It’s easy to point out what’s wrong. Anyone can do that. Push beyond…
Be solution oriented. Figure out how to fix what’s wrong, or if it can’t be fixed how to live with it.
This will put you in the top 20%. And help you fix or accept things. And help others fix or accept things.
Be the solution, not part of (pointing out or part of) the problem.
80% of people can point out (or are part of) the problems already and while they may (or may not) mean well, it’s not solving anything.
Solve it or accept it is what it is. Pointing it out without any solution just frustrates everyone.
What do you think? Please share in the comments!
Yeah … that’s gonna depend on who your boss is (assuming a workplace environment here).
Let’s tell women that they cannot discuss with us guys any problem at all unless they also have figured out the solution. (Be a male boss with a mixture of men and women subordinates and see who that goes over really well with.)
‘Pointing it out without any solution just frustrates everyone.’
Sure…but it’s just as frustrating to them when you point out the solution because it requires some effort and sacrifice from them to solve their problem.
This is a results versus wishes paradigm.
Some people just love pointing to the problem without having any solutions.
The more liberal, aka “progressive” the population, the more of a “thing” this is.
People make entire careers based on pointing out problems.
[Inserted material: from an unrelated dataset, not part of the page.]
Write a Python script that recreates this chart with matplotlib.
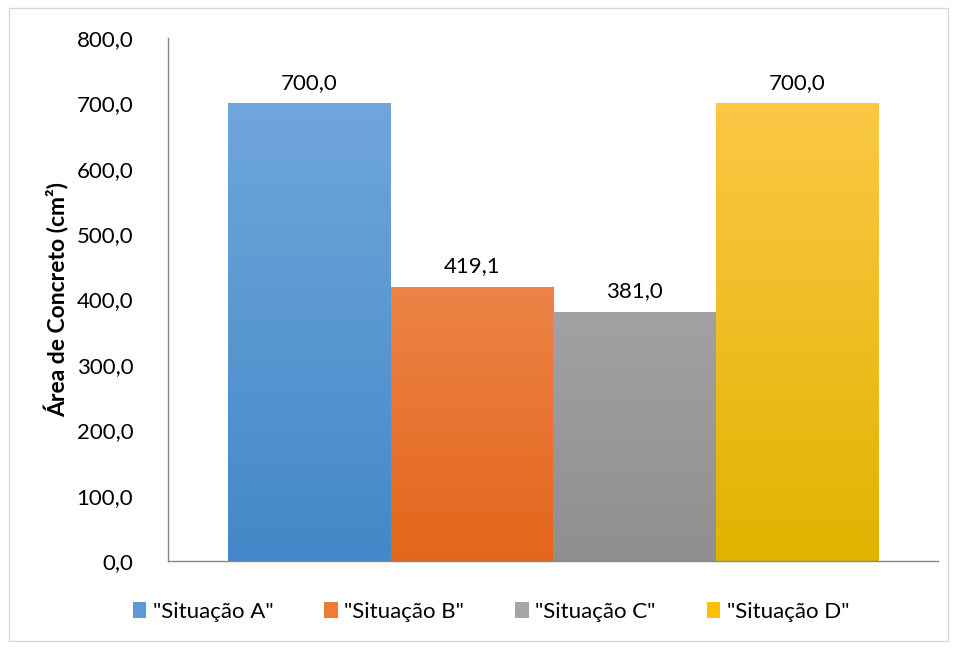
import numpy as np
import matplotlib
matplotlib.use("Agg")
import matplotlib.pyplot as plt
from matplotlib.colors import LinearSegmentedColormap
from matplotlib.patches import Patch, Rectangle

series = ['"Situação A"', '"Situação B"', '"Situação C"', '"Situação D"']
values = [700.0, 419.1, 381.0, 700.0]
top_colors = ["#76aadf", "#f59d6e", "#b6b6b6", "#ffcb50"]
bottom_colors = ["#4388c8", "#e3661b", "#8f8f8f", "#e1b300"]
mid_colors = ["#5b9bd5", "#ed7d31", "#a5a5a5", "#ffc000"]

plt.rcParams["font.family"] = ["Lato", "DejaVu Sans"]
fs = 16

fig = plt.figure(figsize=(9.57, 6.5), dpi=100)
ax = fig.add_axes([168 / 957, 1 - 561 / 650, 770 / 957, 523 / 650])

ymax = 800
x = np.arange(len(values))
width = 1.0
for i, v in enumerate(values):
    cmap = LinearSegmentedColormap.from_list("g%d" % i, [bottom_colors[i], top_colors[i]])
    grad = np.linspace(0, 1, 256).reshape(-1, 1)
    im = ax.imshow(grad, cmap=cmap, aspect="auto", origin="lower",
                   extent=(x[i] - width / 2, x[i] + width / 2, 0, ymax), zorder=2)
    clip = Rectangle((x[i] - width / 2, 0), width, v, transform=ax.transData,
                     facecolor="none", edgecolor="none")
    ax.add_patch(clip)
    im.set_clip_path(clip)
    ax.text(x[i], v + 16, "{:.1f}".format(v).replace(".", ","), ha="center", va="bottom", fontsize=fs)

half = 4 * 770 / 650 / 2
ax.set_xlim(1.5 - half, 1.5 + half)
ax.set_ylim(0, ymax)
ticks = np.arange(0, 801, 100)
ax.set_yticks(ticks)
ax.set_yticklabels(["{:.1f}".format(t).replace(".", ",") for t in ticks], fontsize=fs)
ax.set_xticks([])
ax.tick_params(axis="y", length=0, pad=25)
for s in ["top", "right"]:
    ax.spines[s].set_visible(False)
for s in ["left", "bottom"]:
    ax.spines[s].set_color("#868686")
    ax.spines[s].set_linewidth(1.0)
ax.set_ylabel("Área de Concreto (cm²)", fontsize=16.5, fontweight="bold", labelpad=5)

handles = [Patch(facecolor=c, edgecolor="none") for c in mid_colors]
fig.legend(handles, series, loc="center", bbox_to_anchor=(0.513, 1 - 612 / 650), ncol=4,
           frameon=False, fontsize=fs, handlelength=0.6, handleheight=0.75,
           handletextpad=0.3, columnspacing=2.3)

fig.patches.append(Rectangle((9 / 957, 1 - 641 / 650), 939 / 957, 633 / 650, transform=fig.transFigure,
                             fill=False, edgecolor="#d9d9d9", linewidth=1.0))

fig.savefig("out.png", dpi=100)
There are actually people who take pride in pointing out the obvious with no solution.
When humanity was on the pointy edge of survival as a lifestyle, this wasn’t a thing.
AOC’s equivalent doesn’t exist in that world. They either don’t survive, or they are forced to grow up.
“OMG! Kids in cages!”
What is your better alternative?
“OMG! Kids in cages!”
(add infinity of up votes)
The wishes over results based orientation is a habit. I’m convinced it’s a modern day psychosis of sorts.
Just thinking further, I guess it isn’t too modern since the Soviets are the quintessential example. In their case, they had an entire procedure-based economy that enforced the wishes over results paradigm.
“Dear Leader…it pains me to tell you that we have failed. Ten percent of the population has died of starvation”
“Do you have a procedure?”
“Yes, comrade, we have a procedure, and we kept to the procedure”
“Fine. Keep up the good work, comrade!
At Mike’s last assignment, he took on a hard job. The maintenance record for that base and airframe was the worst in the entire USAF. The worst in the history of that airframe, in fact. And it had been notoriously terrible for years. And he was an outsider.
Immediately upon taking over and trying to find out what was wrong, they brought him a list of problems without solutions. The planes were old, yada yada….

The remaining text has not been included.